In July 2007, Hezbollah leader Sheik Hassan Nasrallah said — in an interview aired by Al-Jazeera and Al-Manar television — that his group possessed an arsenal of rockets capable of reaching “any corner and any point in occupied Palestine” (i.e., Israel), including Tel Aviv.
At a nine-nation security conference held in Jerusalem in May 2008, U.S. Homeland Security Secretary Michael Chertoff said that Hezbollah — “in terms of capabilities, in terms of range of weapons they have, in terms of internal discipline” — makes al Qaeda look like “a minor league team.” Israeli analysts agreed that Hezbollah was the top terrorist organization in the world. According to Dr. Walid Phares, director of the Future Terrorism Project at the Washington-based Foundation for the Defense of Democracies, Hezbollah leader Hassan Nasrallah had “basically defeated” American efforts to build democracy in Lebanon. “His model will be used [by Hamas] in Gaza,” said Phares.

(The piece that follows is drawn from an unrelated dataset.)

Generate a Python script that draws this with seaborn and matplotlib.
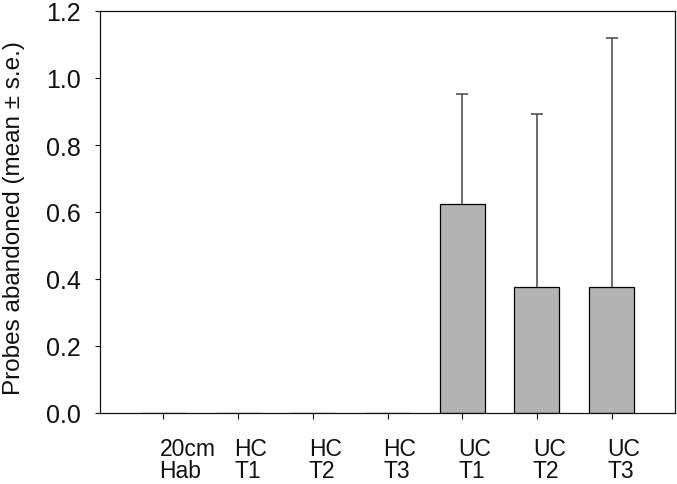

in 2009, Hezbollah joined the Lebanese government and won virtual veto power over all its decisions. Hezbollah brought down that government on January 12, 2011, after Prime Minister Saad Hariri refused to obey the group’s demand that he stop cooperating with a United Nations-backed tribunal investigating the 2005 assassination of his father, former Prime Minister Rafik Hariri.
In response to Hariri’s refusal, Hezbollah and its allies resigned from the Cabinet, thereby forcing the government’s collapse. Both sides then began scrambling to secure the support of at least 65 lawmakers, the number needed to form a government in Lebanon’s 128-seat Parliament. On January 24, Hezbollah succeeded in securing that support. This set the stage for the group to name its own candidate, billionaire businessman Najib Mikati, as the nation’s next prime minister.
In August 2011, Walid Sakariya — a Hezbollah member of Lebanon’s parliament — predicted that Israel would be destroyed by a “Shiite crescent” in a war with hundreds of thousands of deaths. This war, he said, could commence after two things happened: (a) Iraq was absorbed into Iran’s bloc after a U.S. troop withdrawal from Iraq, and (b) the Syrian regime managed to put down the popular uprising against it. Those prerequisites, Sakariya explained, would enable the formation of an Iranian-Syrian-Hezbollah axis capable of mobilizing more than 100 million people in a war against Israel.
In September 2011, the Italian daily Corriere della Sera reported that Hezbollah is setting up a base of operations in Cuba in order to extend its ability to reach Israeli targets in Latin America. According to the Tel Aviv daily Yedioth Ahronoth, three Hezbollah members had already arrived in Cuba to set up the base, which was to “include 23 operatives, hand-picked by Talal Hamia, a senior member tasked with heading the covert operation.” Hezbollah referred to the project as “The Caribbean Case.”
On May 9, 2013 — a week after Israel had bombed Iranian missiles that were sent to Syria for delivery to Hezbollah — Hezbollah supreme leader Hassan Nasrallah boasted that the Syrian regime of Bashar al-Assad would ship “game-changing” weapons to the terrorist organization.